CANCELED: Wright Design Series
press release: The Monona Terrace community programs department is putting a temporary pause on its programming, and will cancel March 26 and April 23 Wright Design Lectures.
To protect vulnerable populations and prevent a community-wide spread of coronavirus (COVID-19) public health and county officials are canceling gatherings of 50 or more people and are also recommending that all nonessential gatherings be canceled.
Please stay healthy and we’ll stay in touch with future announcements about our programming.

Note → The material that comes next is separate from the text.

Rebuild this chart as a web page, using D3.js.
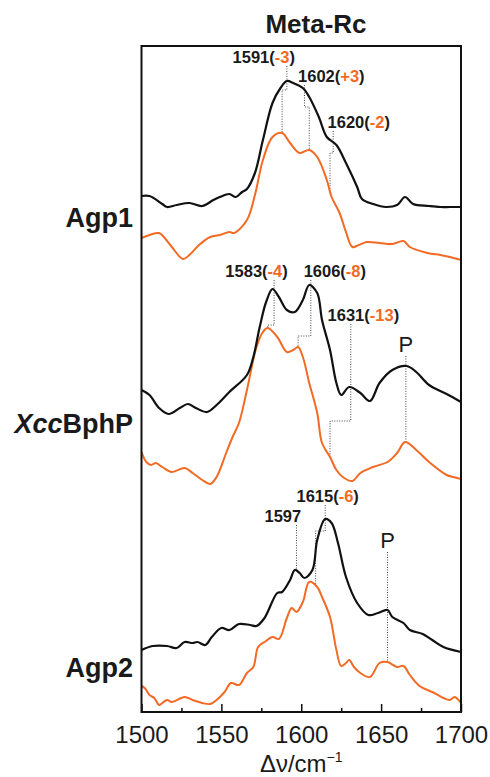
<!DOCTYPE html>
<html>
<head>
<meta charset="utf-8">
<script src="https://cdnjs.cloudflare.com/ajax/libs/d3/7.8.5/d3.min.js"></script>
<style>
    body { margin: 0; background: #fff; }
    svg text { font-family: "Liberation Sans", Arial, sans-serif; fill: #1a1a1a; }
</style>
</head>
<body>
<div id="chart"></div>
<script>
(function(){
    "use strict";

    // spectra as [wavenumber, intensity (a.u.)]
    var agp1Dark = [[1500,516],[1505,516],[1513,508],[1516,505],[1522,507],[1530,509],[1538,506],[1545,512],[1549,515],[1555,518],[1559,515],[1563,520],[1566,523],[1571,539],[1576,572],[1582,609],[1587,624],[1591,631],[1595,629],[1601,624],[1605,615],[1611,595],[1616,575],[1622,567],[1628,549],[1635,525],[1638,513],[1645,508],[1653,505],[1660,507],[1665,515],[1670,508],[1680,506],[1687,505],[1693,505],[1700,505]];
    var agp1Orange = [[1500,474],[1505,477],[1511,479],[1514,475],[1519,465],[1526,453],[1530,457],[1536,467],[1543,475],[1549,477],[1555,480],[1558,479],[1566,492],[1571,517],[1576,552],[1582,575],[1588,579],[1593,569],[1599,559],[1605,562],[1610,555],[1616,532],[1619,515],[1624,499],[1628,480],[1632,465],[1636,467],[1641,470],[1649,469],[1657,468],[1664,471],[1668,465],[1679,459],[1687,457],[1693,455],[1700,452]];

    var xccDark = [[1500,322],[1505,317],[1511,304],[1517,298],[1524,304],[1529,308],[1534,304],[1541,300],[1547,307],[1555,320],[1566,337],[1570,355],[1574,385],[1578,410],[1582,423],[1586,415],[1591,402],[1596,400],[1601,412],[1605,427],[1610,419],[1613,392],[1618,362],[1622,329],[1625,317],[1630,325],[1637,319],[1643,311],[1649,329],[1657,342],[1666,346],[1672,340],[1680,327],[1691,318],[1700,310]];
    var xccOrange = [[1500,260],[1503,250],[1506,247],[1509,249],[1513,245],[1519,240],[1527,244],[1532,239],[1538,232],[1543,228],[1547,235],[1553,259],[1557,275],[1561,289],[1566,322],[1572,365],[1576,380],[1579,384],[1585,375],[1591,360],[1595,362],[1598,365],[1601,355],[1605,329],[1610,299],[1613,269],[1618,255],[1622,242],[1626,235],[1632,231],[1637,239],[1645,245],[1654,250],[1660,259],[1665,270],[1672,262],[1680,250],[1691,237],[1695,235],[1700,233]];

    var agp2Dark = [[1500,62],[1507,66],[1516,66],[1522,64],[1527,70],[1532,69],[1535,70],[1540,67],[1544,75],[1550,84],[1555,82],[1561,88],[1568,87],[1572,86],[1577,94],[1585,119],[1588,120],[1593,132],[1596,142],[1599,139],[1602,134],[1607,142],[1610,172],[1615,193],[1619,189],[1623,169],[1628,135],[1635,109],[1642,97],[1648,99],[1654,102],[1657,95],[1664,89],[1668,82],[1676,78],[1682,72],[1689,65],[1700,60]];
    var agp2Orange = [[1500,26],[1502,24],[1505,17],[1508,14],[1511,7],[1513,9],[1516,12],[1519,10],[1527,15],[1532,12],[1538,9],[1543,8],[1547,12],[1552,20],[1556,29],[1561,27],[1566,39],[1570,45],[1573,65],[1577,70],[1582,75],[1586,73],[1591,94],[1594,104],[1597,100],[1601,110],[1605,130],[1610,125],[1613,115],[1618,95],[1622,62],[1625,46],[1628,49],[1630,52],[1633,45],[1637,39],[1643,35],[1649,49],[1654,50],[1660,45],[1664,46],[1668,37],[1674,26],[1682,20],[1689,14],[1693,12],[1696,15],[1700,9]];

    var sampleNames = [["Agp1"], ["Xcc", "BphP"], ["Agp2"]];
    var sampleLevels = [485, 279, 35];

    // band labels: dark peak, shift to orange, step level, label anchor (wavenumber, level)
    var agp1Bands = [
        {band:1591, shift:-3, step:622, textAt:1557, textLevel:649},
        {band:1602, shift:3, step:605, textAt:1598, textLevel:630},
        {band:1620, shift:-2, step:559, textAt:1616.5, textLevel:584}
    ];
    var xccBands = [
        {band:1583, shift:-4, step:387, textAt:1552.5, textLevel:435},
        {band:1606, shift:-8, step:376, textAt:1601.5, textLevel:435},
        {band:1631, shift:-13, step:291, textAt:1616.5, textLevel:391}
    ];
    var agp2Bands = [
        {band:1615, shift:-6, step:181, textAt:1597, textLevel:210},
        {band:1597, shift:null, step:null, textAt:1577, textLevel:190}
    ];
    // protein marker "P": wavenumber, label level
    var pMarks = [
        {sample:1, at:1665.5, level:360},
        {sample:2, at:1654, level:164}
    ];

    var majorTicks = [1500, 1550, 1600, 1650, 1700];
    var minorTicks = [1525, 1575, 1625, 1675];

    var darkColor = "#111111", orangeColor = "#f26a24";

    var width = 490, height = 777;
    var box = {left: 141.5, right: 461, top: 46, bottom: 712};

    var x = d3.scaleLinear().domain([1500, 1700]).range([box.left, box.right]);
    var y = d3.scaleLinear().domain([0, 666]).range([box.bottom, box.top]);

    var svg = d3.select("#chart").append("svg")
        .attr("width", width)
        .attr("height", height);

    var line = d3.line()
        .x(function(d) { return x(d[0]); })
        .y(function(d) { return y(d[1]); })
        .curve(d3.curveCatmullRom.alpha(0.5));

    // value of a spectrum at a wavenumber (linear between points)
    function valueAt(series, wn) {
        for (var i = 1; i < series.length; i++) {
            if (series[i][0] >= wn) {
                var a = series[i-1], b = series[i];
                var t = (wn - a[0]) / (b[0] - a[0]);
                return a[1] + t * (b[1] - a[1]);
            }
        }
        return series[series.length-1][1];
    }

    var spectra = [
        {dark: agp1Dark, orange: agp1Orange, bands: agp1Bands},
        {dark: xccDark, orange: xccOrange, bands: xccBands},
        {dark: agp2Dark, orange: agp2Orange, bands: agp2Bands}
    ];

    /*********************
     * dotted guide lines
     * ******************/
    var guides = svg.append("g")
        .attr("fill", "none")
        .attr("stroke", "#444")
        .attr("stroke-width", 1)
        .attr("stroke-dasharray", "1,1.5");

    spectra.forEach(function(s) {
        s.bands.forEach(function(b) {
            var top = y(b.textLevel) + 3;
            var xb = x(b.band);
            var p;
            if (b.shift === null) {
                p = "M" + xb + "," + top + "V" + y(valueAt(s.dark, b.band));
            } else {
                var xo = x(b.band + b.shift);
                p = "M" + xb + "," + top + "V" + y(b.step) + "H" + xo + "V" + y(valueAt(s.orange, b.band + b.shift));
            }
            guides.append("path").attr("d", p);
        });
    });

    pMarks.forEach(function(m) {
        var s = spectra[m.sample];
        guides.append("path")
            .attr("d", "M" + x(m.at) + "," + (y(m.level) + 4) + "V" + y(valueAt(s.orange, m.at)));
    });

    // spectra
    spectra.forEach(function(s) {
        svg.append("path")
            .datum(s.orange)
            .attr("fill", "none")
            .attr("stroke", orangeColor)
            .attr("stroke-width", 2)
            .attr("d", line);
        svg.append("path")
            .datum(s.dark)
            .attr("fill", "none")
            .attr("stroke", darkColor)
            .attr("stroke-width", 2.2)
            .attr("d", line);
    });

    // band labels like 1591(-3)
    spectra.forEach(function(s) {
        s.bands.forEach(function(b) {
            var t = svg.append("text")
                .attr("x", x(b.textAt))
                .attr("y", y(b.textLevel))
                .attr("font-size", 16.5)
                .attr("font-weight", "bold");
            t.append("tspan").text(b.band);
            if (b.shift !== null) {
                t.append("tspan").text("(");
                t.append("tspan").style("fill", orangeColor)
                    .text((b.shift > 0 ? "+" : "-") + Math.abs(b.shift));
                t.append("tspan").text(")");
            }
        });
    });

    pMarks.forEach(function(m) {
        svg.append("text")
            .attr("x", x(m.at))
            .attr("y", y(m.level))
            .attr("text-anchor", "middle")
            .attr("font-size", 22)
            .text("P");
    });

    // frame
    svg.append("rect")
        .attr("x", box.left)
        .attr("y", box.top)
        .attr("width", box.right - box.left)
        .attr("height", box.bottom - box.top)
        .attr("fill", "none")
        .attr("stroke", "#111")
        .attr("stroke-width", 2);

    // add the x Axis (ticks pointing inward)
    var xAxis = svg.append("g")
        .attr("transform", "translate(0," + box.bottom + ")")
        .call(d3.axisBottom(x).tickValues(majorTicks).tickSize(-8).tickPadding(14).tickFormat(d3.format("d")));
    xAxis.select(".domain").remove();
    xAxis.selectAll(".tick line").attr("stroke", "#111").attr("stroke-width", 1.5);
    xAxis.selectAll(".tick text").attr("font-size", 24).attr("font-family", null);

    var xMinor = svg.append("g")
        .attr("transform", "translate(0," + box.bottom + ")")
        .call(d3.axisBottom(x).tickValues(minorTicks).tickSize(-4).tickFormat(""));
    xMinor.select(".domain").remove();
    xMinor.selectAll(".tick line").attr("stroke", "#111").attr("stroke-width", 1.5);

    // axis title
    var xt = svg.append("text")
        .attr("x", (box.left + box.right) / 2)
        .attr("y", 772)
        .attr("text-anchor", "middle")
        .attr("font-size", 24);
    xt.append("tspan").text("\u0394\u03bd/cm");
    xt.append("tspan").attr("font-size", 14).attr("dy", -10).text("\u22121");

    // title
    svg.append("text")
        .attr("x", 316)
        .attr("y", 33)
        .attr("text-anchor", "middle")
        .attr("font-size", 26)
        .attr("font-weight", "bold")
        .text("Meta-Rc");

    // sample names
    sampleNames.forEach(function(parts, i) {
        var t = svg.append("text")
            .attr("x", 133)
            .attr("y", y(sampleLevels[i]))
            .attr("text-anchor", "end")
            .attr("font-size", 27)
            .attr("font-weight", "bold");
        if (parts.length > 1) {
            t.append("tspan").attr("font-style", "italic").text(parts[0]);
            t.append("tspan").text(parts[1]);
        } else {
            t.text(parts[0]);
        }
    });

})();
</script>
</body>
</html>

The Bauhaus, De Stijl, Mies + Frank Lloyd Wright Presented by James M. Dennis, Professor Emeritus, Dept of Art History UW– Madison
The design of residential architecture was radically changed by a young, Madison-raised genius living in a Chicago suburb at the beginning of the 20th Century. In Europe, only a handful of architects would achieve anything comparable to the works of Frank Lloyd Wright before World War I. After the war ended the first house designs of the German-born Bauhaus, under the direction of its founder, Walter Gropius, were faltering attempts to catch up.
Through many illustrations Dennis shows how by the time the Bauhaus was forced to close in 1933, its associated house designs had flourished full force. Whether termed Bauhaus, International, or Miesian its final phase occurred in Chicago where Mies Van der Rohe found refuge and an entertaining friendship with Wright.